→ **Stated problem**: Transcribe the full listing below exactly.

━━━ Dataset records

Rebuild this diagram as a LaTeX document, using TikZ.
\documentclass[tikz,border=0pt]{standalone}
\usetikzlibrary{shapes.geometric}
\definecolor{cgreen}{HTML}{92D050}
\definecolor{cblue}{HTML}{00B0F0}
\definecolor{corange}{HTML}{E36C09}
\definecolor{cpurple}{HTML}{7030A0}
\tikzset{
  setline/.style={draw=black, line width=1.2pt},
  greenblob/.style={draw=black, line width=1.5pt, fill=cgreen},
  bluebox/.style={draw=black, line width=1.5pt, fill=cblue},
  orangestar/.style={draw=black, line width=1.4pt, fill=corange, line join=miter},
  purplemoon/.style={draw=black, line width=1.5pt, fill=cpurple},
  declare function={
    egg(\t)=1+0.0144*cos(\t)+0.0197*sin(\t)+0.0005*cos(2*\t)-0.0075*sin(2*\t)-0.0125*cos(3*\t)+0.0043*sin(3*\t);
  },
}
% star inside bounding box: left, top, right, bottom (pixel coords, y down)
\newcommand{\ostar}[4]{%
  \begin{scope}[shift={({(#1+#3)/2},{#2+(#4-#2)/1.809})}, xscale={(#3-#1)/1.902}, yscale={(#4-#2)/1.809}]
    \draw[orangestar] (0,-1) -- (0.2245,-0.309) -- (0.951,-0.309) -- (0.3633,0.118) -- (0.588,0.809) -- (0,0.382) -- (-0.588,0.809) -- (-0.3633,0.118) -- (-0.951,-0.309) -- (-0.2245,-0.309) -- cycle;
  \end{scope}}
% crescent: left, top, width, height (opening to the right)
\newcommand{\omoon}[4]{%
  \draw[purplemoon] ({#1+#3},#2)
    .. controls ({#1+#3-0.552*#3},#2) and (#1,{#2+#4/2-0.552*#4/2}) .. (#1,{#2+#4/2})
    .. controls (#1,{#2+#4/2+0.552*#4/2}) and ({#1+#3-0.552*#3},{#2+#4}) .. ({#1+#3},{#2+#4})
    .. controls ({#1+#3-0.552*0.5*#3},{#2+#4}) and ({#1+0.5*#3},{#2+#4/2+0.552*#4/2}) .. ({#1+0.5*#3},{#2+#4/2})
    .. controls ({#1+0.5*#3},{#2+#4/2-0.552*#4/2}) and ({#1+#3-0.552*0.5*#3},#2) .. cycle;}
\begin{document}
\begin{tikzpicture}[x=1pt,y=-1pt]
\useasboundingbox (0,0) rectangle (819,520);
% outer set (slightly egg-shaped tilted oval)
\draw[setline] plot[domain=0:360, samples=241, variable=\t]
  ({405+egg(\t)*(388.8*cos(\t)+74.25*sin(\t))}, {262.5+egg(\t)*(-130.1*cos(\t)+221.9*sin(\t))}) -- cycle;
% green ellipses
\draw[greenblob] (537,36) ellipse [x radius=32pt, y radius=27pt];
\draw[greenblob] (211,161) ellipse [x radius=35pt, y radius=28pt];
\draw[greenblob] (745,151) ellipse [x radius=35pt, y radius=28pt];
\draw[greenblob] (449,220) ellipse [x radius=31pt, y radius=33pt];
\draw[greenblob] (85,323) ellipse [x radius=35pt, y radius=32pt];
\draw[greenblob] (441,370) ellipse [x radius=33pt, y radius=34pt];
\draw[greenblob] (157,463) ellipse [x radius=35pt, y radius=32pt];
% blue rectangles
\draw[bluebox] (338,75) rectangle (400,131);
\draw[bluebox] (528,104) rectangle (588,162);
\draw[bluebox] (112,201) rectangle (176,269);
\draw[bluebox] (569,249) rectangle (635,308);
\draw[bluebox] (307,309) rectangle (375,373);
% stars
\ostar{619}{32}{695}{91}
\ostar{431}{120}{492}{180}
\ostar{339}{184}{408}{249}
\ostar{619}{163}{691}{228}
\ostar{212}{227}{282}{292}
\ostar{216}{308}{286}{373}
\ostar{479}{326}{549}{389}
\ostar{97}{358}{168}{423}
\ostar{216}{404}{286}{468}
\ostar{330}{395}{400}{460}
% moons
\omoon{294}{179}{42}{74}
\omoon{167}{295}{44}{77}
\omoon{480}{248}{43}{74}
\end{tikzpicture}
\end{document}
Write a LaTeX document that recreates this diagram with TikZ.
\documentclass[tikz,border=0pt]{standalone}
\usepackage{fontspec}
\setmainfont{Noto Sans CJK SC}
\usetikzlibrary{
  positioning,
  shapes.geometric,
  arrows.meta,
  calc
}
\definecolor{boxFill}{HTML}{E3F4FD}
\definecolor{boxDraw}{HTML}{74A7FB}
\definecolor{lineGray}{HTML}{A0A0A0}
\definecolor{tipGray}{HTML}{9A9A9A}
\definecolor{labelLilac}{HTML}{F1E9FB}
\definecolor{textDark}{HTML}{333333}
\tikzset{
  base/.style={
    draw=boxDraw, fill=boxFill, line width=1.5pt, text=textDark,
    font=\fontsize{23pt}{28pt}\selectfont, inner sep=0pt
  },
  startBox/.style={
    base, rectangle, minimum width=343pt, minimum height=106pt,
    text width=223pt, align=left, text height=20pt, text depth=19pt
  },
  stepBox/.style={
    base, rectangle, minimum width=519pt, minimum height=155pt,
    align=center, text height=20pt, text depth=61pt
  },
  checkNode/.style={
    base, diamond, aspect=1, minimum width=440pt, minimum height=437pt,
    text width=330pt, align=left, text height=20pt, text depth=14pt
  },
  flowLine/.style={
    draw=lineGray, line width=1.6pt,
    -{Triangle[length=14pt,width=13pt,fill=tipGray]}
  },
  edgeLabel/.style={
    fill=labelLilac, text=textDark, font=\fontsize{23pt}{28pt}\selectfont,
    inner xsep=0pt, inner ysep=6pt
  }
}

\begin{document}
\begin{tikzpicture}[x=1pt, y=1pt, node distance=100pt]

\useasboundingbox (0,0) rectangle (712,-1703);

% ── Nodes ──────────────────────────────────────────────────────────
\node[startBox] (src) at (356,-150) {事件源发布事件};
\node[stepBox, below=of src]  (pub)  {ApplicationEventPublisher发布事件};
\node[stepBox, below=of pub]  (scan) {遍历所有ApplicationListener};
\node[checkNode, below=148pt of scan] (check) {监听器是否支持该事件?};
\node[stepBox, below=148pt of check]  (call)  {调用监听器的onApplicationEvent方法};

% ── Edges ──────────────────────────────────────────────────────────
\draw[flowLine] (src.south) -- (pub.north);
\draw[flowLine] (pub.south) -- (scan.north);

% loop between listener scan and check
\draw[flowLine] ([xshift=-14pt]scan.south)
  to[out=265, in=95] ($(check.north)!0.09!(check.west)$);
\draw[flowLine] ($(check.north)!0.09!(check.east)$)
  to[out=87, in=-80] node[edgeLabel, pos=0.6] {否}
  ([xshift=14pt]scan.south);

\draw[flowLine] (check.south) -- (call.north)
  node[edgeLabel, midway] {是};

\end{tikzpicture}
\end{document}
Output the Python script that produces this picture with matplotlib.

━━━━━━

→ **The answer**:
Rebuild this diagram as a LaTeX document, using TikZ.
\documentclass[tikz,border=0pt]{standalone}
\usetikzlibrary{shapes.geometric}
\definecolor{cgreen}{HTML}{92D050}
\definecolor{cblue}{HTML}{00B0F0}
\definecolor{corange}{HTML}{E36C09}
\definecolor{cpurple}{HTML}{7030A0}
\tikzset{
  setline/.style={draw=black, line width=1.2pt},
  greenblob/.style={draw=black, line width=1.5pt, fill=cgreen},
  bluebox/.style={draw=black, line width=1.5pt, fill=cblue},
  orangestar/.style={draw=black, line width=1.4pt, fill=corange, line join=miter},
  purplemoon/.style={draw=black, line width=1.5pt, fill=cpurple},
  declare function={
    egg(\t)=1+0.0144*cos(\t)+0.0197*sin(\t)+0.0005*cos(2*\t)-0.0075*sin(2*\t)-0.0125*cos(3*\t)+0.0043*sin(3*\t);
  },
}
% star inside bounding box: left, top, right, bottom (pixel coords, y down)
\newcommand{\ostar}[4]{%
  \begin{scope}[shift={({(#1+#3)/2},{#2+(#4-#2)/1.809})}, xscale={(#3-#1)/1.902}, yscale={(#4-#2)/1.809}]
    \draw[orangestar] (0,-1) -- (0.2245,-0.309) -- (0.951,-0.309) -- (0.3633,0.118) -- (0.588,0.809) -- (0,0.382) -- (-0.588,0.809) -- (-0.3633,0.118) -- (-0.951,-0.309) -- (-0.2245,-0.309) -- cycle;
  \end{scope}}
% crescent: left, top, width, height (opening to the right)
\newcommand{\omoon}[4]{%
  \draw[purplemoon] ({#1+#3},#2)
    .. controls ({#1+#3-0.552*#3},#2) and (#1,{#2+#4/2-0.552*#4/2}) .. (#1,{#2+#4/2})
    .. controls (#1,{#2+#4/2+0.552*#4/2}) and ({#1+#3-0.552*#3},{#2+#4}) .. ({#1+#3},{#2+#4})
    .. controls ({#1+#3-0.552*0.5*#3},{#2+#4}) and ({#1+0.5*#3},{#2+#4/2+0.552*#4/2}) .. ({#1+0.5*#3},{#2+#4/2})
    .. controls ({#1+0.5*#3},{#2+#4/2-0.552*#4/2}) and ({#1+#3-0.552*0.5*#3},#2) .. cycle;}
\begin{document}
\begin{tikzpicture}[x=1pt,y=-1pt]
\useasboundingbox (0,0) rectangle (819,520);
% outer set (slightly egg-shaped tilted oval)
\draw[setline] plot[domain=0:360, samples=241, variable=\t]
  ({405+egg(\t)*(388.8*cos(\t)+74.25*sin(\t))}, {262.5+egg(\t)*(-130.1*cos(\t)+221.9*sin(\t))}) -- cycle;
% green ellipses
\draw[greenblob] (537,36) ellipse [x radius=32pt, y radius=27pt];
\draw[greenblob] (211,161) ellipse [x radius=35pt, y radius=28pt];
\draw[greenblob] (745,151) ellipse [x radius=35pt, y radius=28pt];
\draw[greenblob] (449,220) ellipse [x radius=31pt, y radius=33pt];
\draw[greenblob] (85,323) ellipse [x radius=35pt, y radius=32pt];
\draw[greenblob] (441,370) ellipse [x radius=33pt, y radius=34pt];
\draw[greenblob] (157,463) ellipse [x radius=35pt, y radius=32pt];
% blue rectangles
\draw[bluebox] (338,75) rectangle (400,131);
\draw[bluebox] (528,104) rectangle (588,162);
\draw[bluebox] (112,201) rectangle (176,269);
\draw[bluebox] (569,249) rectangle (635,308);
\draw[bluebox] (307,309) rectangle (375,373);
% stars
\ostar{619}{32}{695}{91}
\ostar{431}{120}{492}{180}
\ostar{339}{184}{408}{249}
\ostar{619}{163}{691}{228}
\ostar{212}{227}{282}{292}
\ostar{216}{308}{286}{373}
\ostar{479}{326}{549}{389}
\ostar{97}{358}{168}{423}
\ostar{216}{404}{286}{468}
\ostar{330}{395}{400}{460}
% moons
\omoon{294}{179}{42}{74}
\omoon{167}{295}{44}{77}
\omoon{480}{248}{43}{74}
\end{tikzpicture}
\end{document}
Write a LaTeX document that recreates this diagram with TikZ.
\documentclass[tikz,border=0pt]{standalone}
\usepackage{fontspec}
\setmainfont{Noto Sans CJK SC}
\usetikzlibrary{
  positioning,
  shapes.geometric,
  arrows.meta,
  calc
}
\definecolor{boxFill}{HTML}{E3F4FD}
\definecolor{boxDraw}{HTML}{74A7FB}
\definecolor{lineGray}{HTML}{A0A0A0}
\definecolor{tipGray}{HTML}{9A9A9A}
\definecolor{labelLilac}{HTML}{F1E9FB}
\definecolor{textDark}{HTML}{333333}
\tikzset{
  base/.style={
    draw=boxDraw, fill=boxFill, line width=1.5pt, text=textDark,
    font=\fontsize{23pt}{28pt}\selectfont, inner sep=0pt
  },
  startBox/.style={
    base, rectangle, minimum width=343pt, minimum height=106pt,
    text width=223pt, align=left, text height=20pt, text depth=19pt
  },
  stepBox/.style={
    base, rectangle, minimum width=519pt, minimum height=155pt,
    align=center, text height=20pt, text depth=61pt
  },
  checkNode/.style={
    base, diamond, aspect=1, minimum width=440pt, minimum height=437pt,
    text width=330pt, align=left, text height=20pt, text depth=14pt
  },
  flowLine/.style={
    draw=lineGray, line width=1.6pt,
    -{Triangle[length=14pt,width=13pt,fill=tipGray]}
  },
  edgeLabel/.style={
    fill=labelLilac, text=textDark, font=\fontsize{23pt}{28pt}\selectfont,
    inner xsep=0pt, inner ysep=6pt
  }
}

\begin{document}
\begin{tikzpicture}[x=1pt, y=1pt, node distance=100pt]

\useasboundingbox (0,0) rectangle (712,-1703);

% ── Nodes ──────────────────────────────────────────────────────────
\node[startBox] (src) at (356,-150) {事件源发布事件};
\node[stepBox, below=of src]  (pub)  {ApplicationEventPublisher发布事件};
\node[stepBox, below=of pub]  (scan) {遍历所有ApplicationListener};
\node[checkNode, below=148pt of scan] (check) {监听器是否支持该事件?};
\node[stepBox, below=148pt of check]  (call)  {调用监听器的onApplicationEvent方法};

% ── Edges ──────────────────────────────────────────────────────────
\draw[flowLine] (src.south) -- (pub.north);
\draw[flowLine] (pub.south) -- (scan.north);

% loop between listener scan and check
\draw[flowLine] ([xshift=-14pt]scan.south)
  to[out=265, in=95] ($(check.north)!0.09!(check.west)$);
\draw[flowLine] ($(check.north)!0.09!(check.east)$)
  to[out=87, in=-80] node[edgeLabel, pos=0.6] {否}
  ([xshift=14pt]scan.south);

\draw[flowLine] (check.south) -- (call.north)
  node[edgeLabel, midway] {是};

\end{tikzpicture}
\end{document}
Output the Python script that produces this picture with matplotlib.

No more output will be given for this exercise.